TASK TO CARRY OUT: Without the pictures, retype exactly the lines from the top of the entries below through the line that contains "const capitalMax = 565;".

(Items listed in a dataset)
======
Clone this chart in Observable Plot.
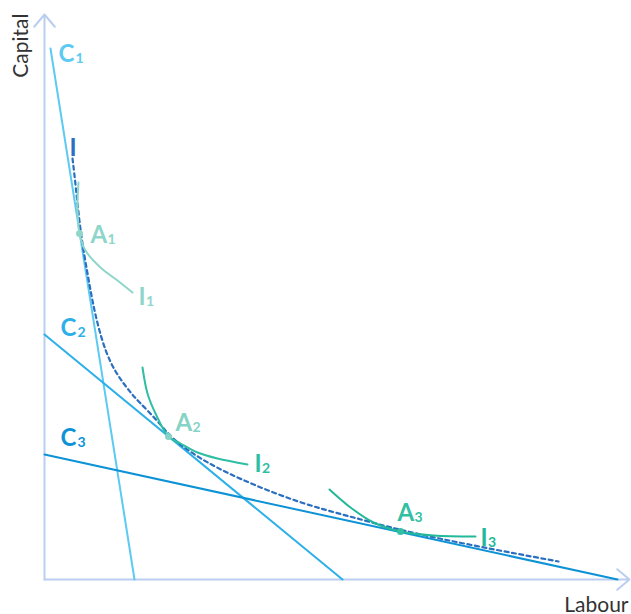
<!DOCTYPE html>
<html><head><meta charset="utf-8">
<script src="https://cdn.jsdelivr.net/npm/d3@7"></script>
<script src="https://cdn.jsdelivr.net/npm/@observablehq/plot@0.6"></script>
<style>body{margin:0;background:#fff;} svg{display:block}</style>
</head><body><div id="chart"></div>
<script>
// Axis extents (labour, capital units)
const labourMax = 585;
const capitalMax = 565;

// Isocost (budget) lines: [labour, capital]
const C1 = [[6, 531], [90, 0]];
const C2 = [[0, 245], [298, 0]];
const C3 = [[0, 125], [573, 0]];

// Long-run expansion curve I (dashed)
const curveI = [[28,421],[31,396],[36,346],[43,306],[49,272],[57,240],[66,216],[76,200],[86,187],[93,179],[113,159],[126,142],[153,122],[193,101],[256,76],[306,63],[356,49],[433,33],[514,18]];

// Isoquants
const I1 = [[34,397],[33,371],[35,346],[41,329],[56,312],[73,299],[88,287]];
const I2 = [[98,212],[103,186],[111,166],[124,143],[136,136],[153,127],[173,121],[203,115]];
const I3 = [[285,90],[306,72],[329,57],[356,48],[389,44],[431,43]];

// Tangency points
const pointNames = ["A1", "A2", "A3"];
const pointLabour = [35, 124, 356];
const pointCapital = [346, 143, 48];

// Labels: letter, subscript, position
const labelLetters = ["C","C","C","A","A","A","I","I","I","I"];
const labelSubs    = ["1","2","3","1","2","3","1","2","3",""];
const labelLabour  = [14, 16, 16, 46, 131, 353, 94, 210, 436, 25];
const labelCapital = [518, 244, 134, 337, 149, 59, 275, 108, 34, 424];

// Styles
const colors = {
  C1: "#5ccaf2", C2: "#2db0e8", C3: "#0d93d5",
  I: "#2a6fc0",
  I1: "#8fd6ca", I2: "#2dbea3", I3: "#22b899",
  A1: "#8fd6ca", A2: "#85d3c6", A3: "#34bfa2",
  axis: "#b9cef0"
};
const labelColor = (l, s) => {
  if (l === "C") return colors["C" + s];
  if (l === "I" && s === "") return colors.I;
  if (l === "A") return colors["A" + s];
  return colors["I" + s];
};

const toRows = (arr, name) => arr.map(([x, y]) => ({x, y, name}));
const labels = labelLetters.map((l, i) => ({letter: l, sub: labelSubs[i], x: labelLabour[i], y: labelCapital[i], color: labelColor(l, labelSubs[i])}));
const points = pointNames.map((n, i) => ({name: n, x: pointLabour[i], y: pointCapital[i]}));

const lineOpts = (name, w) => ({x: "x", y: "y", stroke: colors[name], strokeWidth: w});
const subOpts = (dx) => ({x: "x", y: "y", text: "sub", fill: "color", textAnchor: "start", lineAnchor: "bottom", fontSize: 14, fontWeight: 700, dx, dy: 1});

const chart = Plot.plot({
  width: 631, height: 614,
  marginLeft: 44, marginRight: 2, marginTop: 14, marginBottom: 35,
  x: {domain: [0, labourMax], axis: null},
  y: {domain: [0, capitalMax], axis: null},
  style: {fontFamily: "Lato, sans-serif", background: "#fff"},
  marks: [
    Plot.arrow([{x1: 0, y1: 0, x2: 0, y2: capitalMax}], {x1: "x1", y1: "y1", x2: "x2", y2: "y2", stroke: colors.axis, strokeWidth: 2, headAngle: 80, headLength: 12}),
    Plot.arrow([{x1: 0, y1: 0, x2: labourMax, y2: 0}], {x1: "x1", y1: "y1", x2: "x2", y2: "y2", stroke: colors.axis, strokeWidth: 2, headAngle: 80, headLength: 12}),
    Plot.line(toRows(C1), lineOpts("C1", 2)),
    Plot.line(toRows(C2), lineOpts("C2", 2)),
    Plot.line(toRows(C3), lineOpts("C3", 2)),
    Plot.line(toRows(curveI), {...lineOpts("I", 2.2), strokeDasharray: "4,3.5", curve: "basis"}),
    Plot.line(toRows(I1), {...lineOpts("I1", 2), curve: "catmull-rom"}),
    Plot.line(toRows(I2), {...lineOpts("I2", 2), curve: "catmull-rom"}),
    Plot.line(toRows(I3), {...lineOpts("I3", 2), curve: "catmull-rom"}),
    Plot.dot(points, {x: "x", y: "y", r: 3.5, fill: d => colors[d.name], stroke: null}),
    Plot.text(labels, {x: "x", y: "y", text: "letter", fill: "color", textAnchor: "start", lineAnchor: "bottom", fontSize: 24, fontWeight: 700}),
    Plot.text(labels.filter(d => d.letter === "C"), subOpts(17)),
    Plot.text(labels.filter(d => d.letter === "A"), subOpts(17)),
    Plot.text(labels.filter(d => d.letter === "I"), subOpts(7.5)),
    Plot.text(["Capital"], {frameAnchor: "top-left", text: d => d, rotate: -90, textAnchor: "end", lineAnchor: "bottom", fontSize: 21, fill: "#333", dx: -17, dy: -1}),
    Plot.text(["Labour"], {frameAnchor: "bottom-right", text: d => d, textAnchor: "end", lineAnchor: "bottom", fontSize: 21, fill: "#333", dx: -1, dy: 32})
  ]
});
document.getElementById("chart").appendChild(chart);
</script>
</body></html>
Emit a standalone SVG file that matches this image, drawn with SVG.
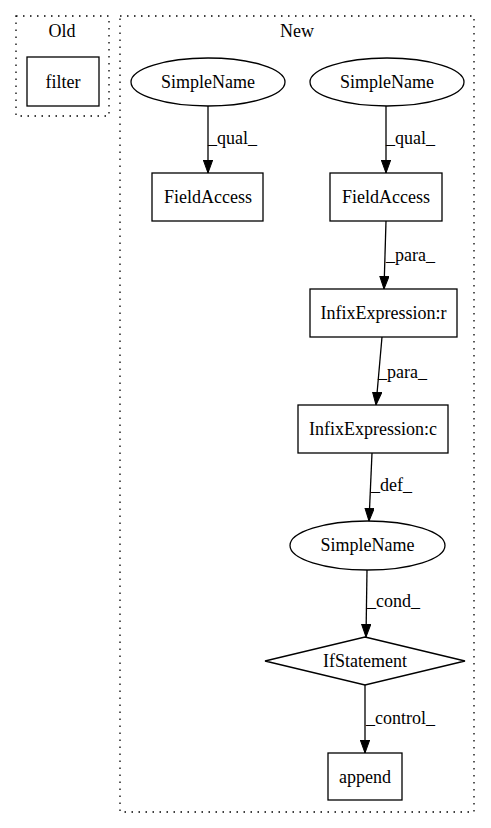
<svg xmlns="http://www.w3.org/2000/svg" width="491" height="828" viewBox="0 0 491 828">
<defs>
<marker id="ah" markerWidth="14" markerHeight="10" refX="13" refY="4.7" orient="auto" markerUnits="userSpaceOnUse">
<path d="M0,0 L13,4.7 L0,9.4 z" fill="#000" stroke="#000" stroke-width="1"/>
</marker>
</defs>
<style>
text{font-family:"Liberation Serif","Times New Roman",serif;font-size:18px;fill:#000}
.c{fill:none;stroke:#000;stroke-width:1.3;stroke-dasharray:1.5,5.5}
.n{fill:#fff;stroke:#000;stroke-width:1.3}
.e{fill:none;stroke:#000;stroke-width:1.3;marker-end:url(#ah)}
.m{text-anchor:middle}
</style>
<rect width="491" height="828" fill="#fff"/>
<g id="cluster_old">
<rect class="c" x="16" y="16" width="93" height="100"/>
<text class="m" x="62" y="37">Old</text>
</g>
<g id="cluster_new">
<rect class="c" x="120" y="16" width="354" height="796"/>
<text class="m" x="297" y="37">New</text>
</g>
<g id="connectors">
<path class="e" d="M208,106 L208,173"/>
<text x="208" y="144">_qual_</text>
<path class="e" d="M386,106 L386,173"/>
<text x="386" y="144">_qual_</text>
<path class="e" d="M386,221 L384,289"/>
<text x="386" y="261">_para_</text>
<path class="e" d="M382,337 L376,405"/>
<text x="378" y="378">_para_</text>
<path class="e" d="M372,453 L369,521"/>
<text x="371" y="491">_def_</text>
<path class="e" d="M367,570 L366,637"/>
<text x="367" y="607">_cond_</text>
<path class="e" d="M365,685 L365,753"/>
<text x="366" y="724">_control_</text>
</g>
<g id="filter">
<rect class="n" x="27" y="57" width="72" height="49"/>
<text class="m" x="63" y="88">filter</text>
</g>
<g id="simplename1">
<ellipse class="n" cx="208" cy="82" rx="77" ry="24"/>
<text class="m" x="208" y="88">SimpleName</text>
</g>
<g id="simplename2">
<ellipse class="n" cx="387" cy="82" rx="77" ry="24"/>
<text class="m" x="387" y="88">SimpleName</text>
</g>
<g id="fieldaccess1">
<rect class="n" x="152" y="173" width="111" height="48"/>
<text class="m" x="208" y="203">FieldAccess</text>
</g>
<g id="fieldaccess2">
<rect class="n" x="330" y="173" width="112" height="48"/>
<text class="m" x="386" y="203">FieldAccess</text>
</g>
<g id="infix_r">
<rect class="n" x="310" y="289" width="147" height="48"/>
<text class="m" x="383.5" y="319">InfixExpression:r</text>
</g>
<g id="infix_c">
<rect class="n" x="298" y="405" width="150" height="48"/>
<text class="m" x="373" y="435">InfixExpression:c</text>
</g>
<g id="simplename3">
<ellipse class="n" cx="367.5" cy="545.5" rx="77.5" ry="24.5"/>
<text class="m" x="367.5" y="551">SimpleName</text>
</g>
<g id="ifstatement">
<polygon class="n" points="365,637 465,661 365,685 265,661"/>
<text class="m" x="365" y="667">IfStatement</text>
</g>
<g id="append">
<rect class="n" x="328" y="753" width="74" height="47"/>
<text class="m" x="365" y="783">append</text>
</g>
</svg>
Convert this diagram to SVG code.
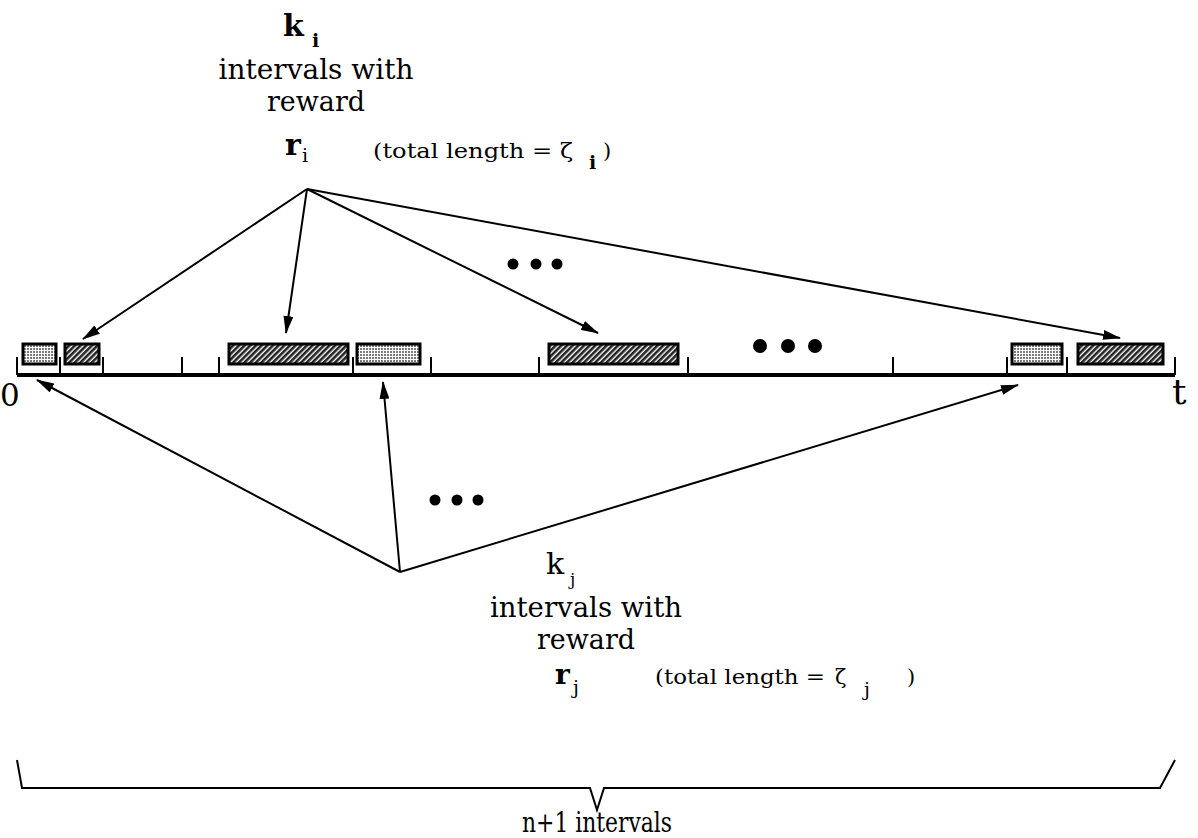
<svg xmlns="http://www.w3.org/2000/svg" width="1198" height="838" viewBox="0 0 1198 838">
<style>
text{font-family:"DejaVu Serif","Liberation Serif",serif;fill:#000}
.lbl{font-size:27px}
.sm{font-size:21px}
.sub{font-size:19px}
.big{font-size:30px}
.b{font-weight:bold}
.tick{stroke:#000;stroke-width:2}
.conn{stroke:#000;stroke-width:2;fill:none;marker-end:url(#ah)}
.boxL{fill:url(#dots);stroke:#000;stroke-width:3}
.boxD{fill:url(#hatch);stroke:#000;stroke-width:3}
.dot{fill:#000}
</style>
<defs>
<marker id="ah" markerWidth="18" markerHeight="10" refX="17" refY="5" orient="auto" markerUnits="userSpaceOnUse">
<path d="M0,0 L18,5 L0,10 Z" fill="#000"/>
</marker>
<pattern id="dots" width="3" height="3" patternUnits="userSpaceOnUse">
<rect width="3" height="3" fill="#ffffff"/>
<rect width="2" height="2" fill="#7a7a7a"/>
</pattern>
<pattern id="hatch" width="4" height="4" patternUnits="userSpaceOnUse" patternTransform="rotate(45)">
<rect width="4" height="4" fill="#ffffff"/>
<rect width="2.6" height="4" fill="#222"/>
</pattern>
</defs>

<g id="timeline">
<line x1="17" y1="375" x2="1175" y2="375" stroke="#000" stroke-width="4"/>
<line class="tick" x1="17" y1="357" x2="17" y2="375"/>
<line class="tick" x1="60" y1="357" x2="60" y2="375"/>
<line class="tick" x1="103" y1="357" x2="103" y2="375"/>
<line class="tick" x1="182" y1="357" x2="182" y2="375"/>
<line class="tick" x1="219" y1="357" x2="219" y2="375"/>
<line class="tick" x1="353" y1="357" x2="353" y2="375"/>
<line class="tick" x1="431" y1="357" x2="431" y2="375"/>
<line class="tick" x1="539" y1="357" x2="539" y2="375"/>
<line class="tick" x1="688" y1="357" x2="688" y2="375"/>
<line class="tick" x1="893" y1="357" x2="893" y2="375"/>
<line class="tick" x1="1007" y1="357" x2="1007" y2="375"/>
<line class="tick" x1="1067" y1="357" x2="1067" y2="375"/>
<line class="tick" x1="1175" y1="357" x2="1175" y2="375"/>
</g>

<g id="interval-boxes">
<rect class="boxL" x="23" y="344" width="33" height="20"/>
<rect class="boxD" x="65" y="344" width="34" height="20"/>
<rect class="boxD" x="229" y="344" width="119" height="20"/>
<rect class="boxL" x="357" y="344" width="63" height="20"/>
<rect class="boxD" x="549" y="344" width="129" height="20"/>
<rect class="boxL" x="1012" y="344" width="50" height="20"/>
<rect class="boxD" x="1078" y="344" width="85" height="20"/>
</g>

<g id="ellipsis-big">
<circle class="dot" cx="760" cy="346" r="7"/>
<circle class="dot" cx="788" cy="346" r="7"/>
<circle class="dot" cx="815" cy="346" r="7"/>
</g>
<g id="ellipsis-top">
<circle class="dot" cx="513" cy="264" r="5.5"/>
<circle class="dot" cx="536" cy="264" r="5.5"/>
<circle class="dot" cx="557" cy="264" r="5.5"/>
</g>
<g id="ellipsis-bottom">
<circle class="dot" cx="435" cy="500" r="5.5"/>
<circle class="dot" cx="457" cy="500" r="5.5"/>
<circle class="dot" cx="478" cy="500" r="5.5"/>
</g>

<g id="axis-labels">
<text x="0" y="406" style="font-size:31px">0</text>
<text x="1172" y="404" style="font-size:36px">t</text>
</g>

<g id="label-i">
<text class="big b" x="283" y="36">k</text>
<text class="sub b" x="312" y="47">i</text>
<text class="lbl" x="316" y="79" text-anchor="middle" textLength="195" lengthAdjust="spacingAndGlyphs">intervals with</text>
<text class="lbl" x="316" y="111" text-anchor="middle" textLength="98" lengthAdjust="spacingAndGlyphs">reward</text>
<text class="big b" x="285" y="155">r</text>
<text class="sub" x="302" y="162">i</text>
<text class="sm" x="373" y="158" textLength="200" lengthAdjust="spacingAndGlyphs">(total length = ζ</text>
<text class="sub b" x="589" y="169">i</text>
<text class="sm" x="603" y="158">)</text>
</g>

<g id="label-j">
<text class="big" x="546" y="574">k</text>
<text x="570" y="585" style="font-size:17px">j</text>
<text class="lbl" x="586" y="617" text-anchor="middle" textLength="192" lengthAdjust="spacingAndGlyphs">intervals with</text>
<text class="lbl" x="586" y="649" text-anchor="middle" textLength="98" lengthAdjust="spacingAndGlyphs">reward</text>
<text class="b" x="555" y="684" style="font-size:28px">r</text>
<text class="sub" x="573" y="694">j</text>
<text class="sm" x="655" y="684" textLength="170" lengthAdjust="spacingAndGlyphs">(total length =</text>
<text class="sm" x="835" y="684">ζ</text>
<text class="sub" x="864" y="696">j</text>
<text class="sm" x="907" y="684">)</text>
</g>

<g id="connectors">
<line class="conn" x1="307" y1="189" x2="83" y2="339"/>
<line class="conn" x1="307" y1="189" x2="286" y2="333"/>
<line class="conn" x1="307" y1="189" x2="598" y2="333"/>
<line class="conn" x1="307" y1="189" x2="1120" y2="338"/>
<line class="conn" x1="400" y1="572" x2="37" y2="380"/>
<line class="conn" x1="400" y1="572" x2="383" y2="382"/>
<line class="conn" x1="400" y1="572" x2="1018" y2="385"/>
</g>

<g id="brace">
<path d="M17,760 L22,788 L590,788 L597,810 L604,788 L1160,788 L1175,760" fill="none" stroke="#000" stroke-width="2"/>
<text class="lbl" x="597" y="832" text-anchor="middle" textLength="150" lengthAdjust="spacingAndGlyphs">n+1 intervals</text>
</g>
</svg>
======
SOLUTION:
Clone this chart in Observable Plot.
<!DOCTYPE html>
<html><head><meta charset="utf-8">
<script src="https://cdn.jsdelivr.net/npm/d3@7"></script>
<script src="https://cdn.jsdelivr.net/npm/@observablehq/plot@0.6"></script>
<style>body{margin:0;background:#fff;} svg{display:block}</style>
</head><body><div id="chart"></div>
<script>
// Axis extents (labour, capital units)
const labourMax = 585;
const capitalMax = 565;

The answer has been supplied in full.